Terry did personally request that the information be removed, and it was. In the future, he will need to contact us directly to have information removed if he so chooses. It is not your place to make these requests for him.



paphioland said:


> Why do you have the messages?



I have already explained to you why I have copies of the messages you sent to Heather. You were requesting a change to the forum, and that involves the entire administrative staff.

I will ignore the rest of your post, since you are frustrated and not thinking clearly.


----------



## heliomum (Mar 6, 2008)

Look I started the original thread about Terry, ok. I just wanted my question answered, which it was. I didn't mean for it to become a big firestorm. So I think everyone should take a deep breath and relax. Just forget it all, the post is gone, what's done is done, so let's all just stop arguing and get on with our lives.


----------



## Sirius (Mar 6, 2008)

Heliomum,

Welcome to the forum by the way. I don't think I told you that yet.

And don't worry, you didn't cause a firestorm. This is not about something you asked, so keep posting questions. Nobody knew how much the address was supposed to be kept a secret, so we all learned something valuable from the discussion.

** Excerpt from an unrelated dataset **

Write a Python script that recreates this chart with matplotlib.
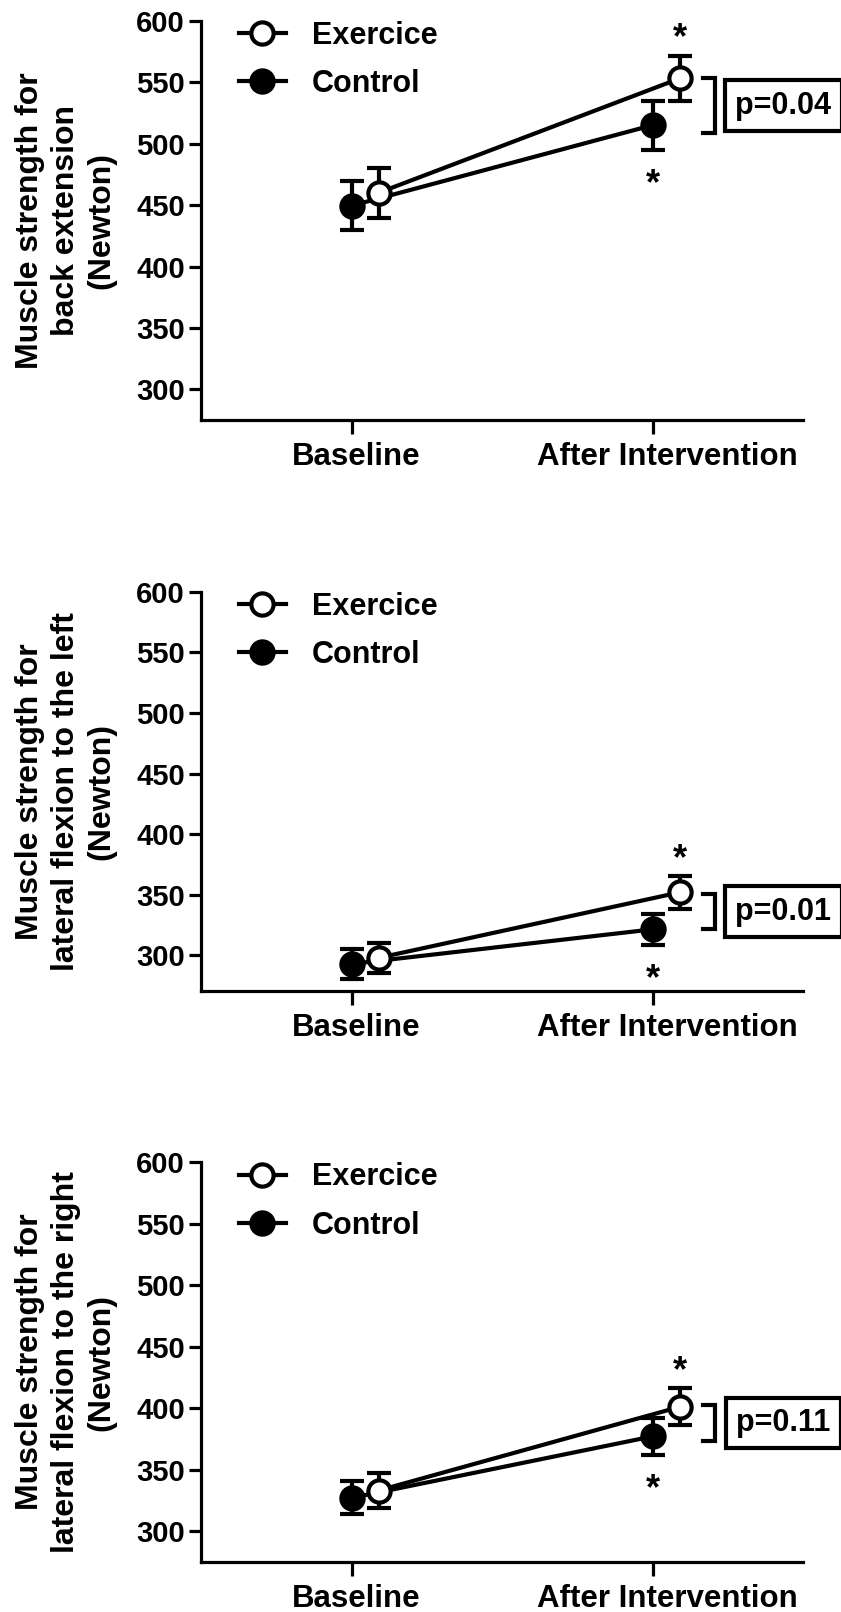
import numpy as np
import matplotlib
matplotlib.use('Agg')
from matplotlib import pyplot as plt

plt.rcParams['font.family'] = ['Liberation Sans', 'DejaVu Sans']
plt.rcParams['font.weight'] = 'bold'

timepoints = ['Baseline', 'After Intervention']
groups = ['Exercice', 'Control']
ylabels = ['Muscle strength for\nback extension\n(Newton)',
           'Muscle strength for\nlateral flexion to the left\n(Newton)',
           'Muscle strength for\nlateral flexion to the right\n(Newton)']

# per panel: [baseline, after intervention]
exercise_mean = [[460, 553], [298, 352], [333, 401]]
exercise_err = [[20.5, 18.5], [12.5, 13.5], [14, 15]]
control_mean = [[449.5, 515], [293, 321.5], [327, 377]]
control_err = [[20, 20], [12.5, 13], [13.5, 15]]
p_labels = ['p=0.04', 'p=0.01', 'p=0.11']
bracket_top = [553, 350.5, 402.5]
bracket_bottom = [509, 321.5, 373.5]
y_bottom = [275, 270.5, 275]
yticks = [300, 350, 400, 450, 500, 550, 600]

W, H = 841, 1612
fig = plt.figure(figsize=(W / 100, H / 100), dpi=100)
panel_tops = [20.7, 591.7, 1162.3]
panel_h = 399.5
ax_left, ax_right = 201, 803

x = np.arange(len(timepoints))
off = 0.09
lw = 3
label_shift = np.array([0.017, 0.05])  # labels sit a little right of the ticks

for i in range(3):
    ax = fig.add_axes([ax_left / W, 1 - (panel_tops[i] + panel_h) / H,
                       (ax_right - ax_left) / W, panel_h / H])
    ex_m, ex_e = np.array(exercise_mean[i]), np.array(exercise_err[i])
    ct_m, ct_e = np.array(control_mean[i]), np.array(control_err[i])

    ax.errorbar(x, ct_m, yerr=ct_e, fmt='none', ecolor='k', elinewidth=lw,
                capsize=8.5, capthick=lw, zorder=2)
    ax.plot(x, ct_m, color='k', lw=lw, marker='o', ms=16, mfc='k', mec='k',
            mew=lw, label=groups[1], zorder=3)
    ax.errorbar(x + off, ex_m, yerr=ex_e, fmt='none', ecolor='k', elinewidth=lw,
                capsize=8.5, capthick=lw, zorder=4)
    ax.plot(x + off, ex_m, color='k', lw=lw, marker='o', ms=16, mfc='white',
            mec='k', mew=lw, label=groups[0], zorder=5)

    # significance asterisks
    ax.annotate('*', xy=(x[1] + off, ex_m[1] + ex_e[1]), xytext=(0, 12),
                textcoords='offset points', ha='center', va='center', fontsize=26)
    ax.annotate('*', xy=(x[1], ct_m[1] - ct_e[1]), xytext=(0, -25),
                textcoords='offset points', ha='center', va='center', fontsize=26)

    # bracket + p value box
    ax.plot([1.167, 1.207, 1.207, 1.167],
            [bracket_top[i], bracket_top[i], bracket_bottom[i], bracket_bottom[i]],
            color='k', lw=lw, clip_on=False, solid_joinstyle='miter')
    ax.text(1.4345, (bracket_top[i] + bracket_bottom[i]) / 2, p_labels[i],
            ha='center', va='center', fontsize=22, clip_on=False,
            bbox=dict(boxstyle='square,pad=0.34', fc='white', ec='k', lw=lw))

    ax.set_xlim(-0.5, 1.5)
    ax.set_ylim(y_bottom[i], 600)
    # tick marks on major ticks, labels on minor ticks nudged right
    ax.set_xticks(x)
    ax.set_xticklabels([])
    ax.set_xticks(x + label_shift, minor=True)
    ax.set_xticklabels(timepoints, minor=True, fontsize=22.5)
    ax.tick_params(axis='x', which='major', length=10, width=2.3)
    ax.tick_params(axis='x', which='minor', length=0, pad=16)
    ax.set_yticks(yticks)
    ax.tick_params(axis='y', labelsize=21, length=8.6, width=2.3, pad=3)
    for s in ['top', 'right']:
        ax.spines[s].set_visible(False)
    for s in ['left', 'bottom']:
        ax.spines[s].set_linewidth(2.3)

    handles, labels = ax.get_legend_handles_labels()
    ax.legend(handles[::-1], labels[::-1], loc='upper left', frameon=False,
              bbox_to_anchor=(0.063, 1.0), borderpad=0, borderaxespad=0,
              fontsize=22, handlelength=1.54, handletextpad=0.85,
              labelspacing=0.6)

    fig.text(66 / W, 1 - (panel_tops[i] + panel_h / 2) / H, ylabels[i],
             rotation=90, ha='center', va='center', fontsize=23,
             multialignment='center', linespacing=1.25)

fig.savefig('out.png', dpi=100)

By tomorrow, conversation will have moved on to something else.

I do want to make it clear that if any member is contacted by private message asking them to change the content of a post, please let the administrators of the forum know. There is the potential for abuse, if members ask other members to alter the content of the information that they post on the forum. This is a matter that should be taken up with the people who manage this forum.


----------



## Heather (Mar 6, 2008)

When someone sends a private message, they can copy up to five people on it. So, when I sent my replies to you last night, Ken, I copied the other admin and moderators, because it was a forum issue and we work as a team here.


----------



## NYEric (Mar 6, 2008)

The answer is No, especially if it's addressed to them! oke:


----------